Louise Pietrewicz Investigation

Editorial: After remains discovered, still more must be done

The truth arrived in Southold Monday morning when Suffolk County investigators and town detectives dug deep into the basement of a house on Lower Road and found skeletal remains wrapped in burlap.

A woman’s skeletal remains. They could see the remnants of a brightly colored dress she had worn on the very last day of her life.

The home was once owned by William Boken, who up until the fall of 1966 was a Southold town cop. He was married to Judy Boken, and was also seeing Louise Pietrewicz, a 38-year-old Cutchogue farmer’s wife who worked at the soda fountain in the pharmacy on Main Road in Cutchogue. They likely met over the counter when he came in on a break.

The discovery of bones that are almost certainly those of Louise puts an end to the question of what had become of her after she vanished in October 1966 in the company of Mr. Boken. The discovery of remains tells investigators that she was likely murdered by Mr. Boken and buried six and a half feet in the sandy soil of his basement, where they lay until early afternoon Monday.

But this story doesn’t end there. It can’t end there. The search for truth must go further. The discovery resolves one mystery: What became of Louise? But it opens another set of mysteries and questions that, more than a half-century later, deserve attention.

We can sum them up this way: Why did officials and police in Southold Town in October 1966 and in 1967, apparently do so little, if anything, to find out what had happened to her?

Louise’s family was so convinced town police did not care to find out anything that her sisters went to the state trooper barracks near Riverhead a full two weeks after her disappearance and filed a missing persons report. Two trooper investigators were assigned, Tom Cobey and Dick Fairchild.

It is also clear from the surviving town record and from interviews with participants that the town police — as Mr. Cobey and Mr. Fairchild were closing in on Mr. Boken — picked him up at his house and took him late one night to the home of a town justice, who then had him committed to a psychiatric institution without even the pretense of a medical examination.

To the two state trooper investigators working the case of Louise’s disappearance, this was a deliberate effort to shield Mr. Boken from them and his certain arrest for her murder.

One of those troopers, Mr. Fairchild, angrily told retired trooper Bud Griffiths in 2013 that he believed town officials did not want Mr. Boken arrested due to personal behavior issues among certain local officials that Mr. Fairchild characterized as something out of “Peyton Place,” a television soap opera.

In other words, in Mr. Fairchild’s view, town officials were covering up for themselves by covering up for Mr. Boken. An investigation today by an outside agency could help find out what, if any, truth there is in that assessment.

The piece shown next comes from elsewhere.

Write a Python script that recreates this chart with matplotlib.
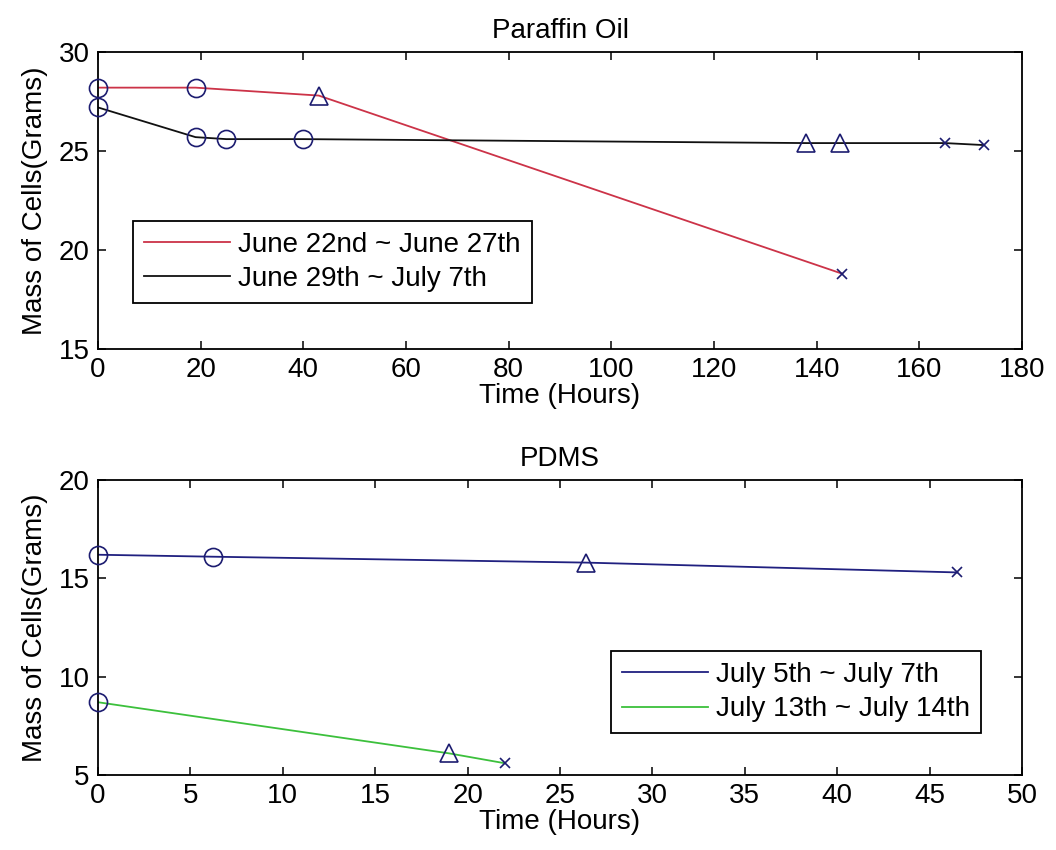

Louise’s family — her daughter, Sandy Blampied; her surviving sibling, Leo Jasinski of Riverhead; Louise’s niece, Beanie Zuhoski of Cutchogue; and others — deserves a more aggressive effort to find out why local authorities did nothing in 1966.

That effort could also pry loose state mental health records showing exactly what Mr. Boken was doing in the psychiatric hospital and if there was any medical reason for it.

Another point that must be made: Based on interviews we have done, it is clear that Mr. Boken’s brutal treatment of his wife was widely known among some town officials. They knew he beat her; some knew he threatened to kill her.

Had officials moved against Mr. Boken for those crimes, perhaps putting him on trial and sending him off to a prison term — would Louise have gone on to live her life with her daughter?

Could an investigation by an outside agency determine if Mr. Boken’s wife, now Judith Terry — whose detailed account to town police that her husband buried the body in their basement led to Monday’s discovery — told anyone else that story?

If so, whom?

Caption: William Boken, center, with fellow Southold Police Department officers in a photo that has long hung on the wall at police headquarters in Peconic.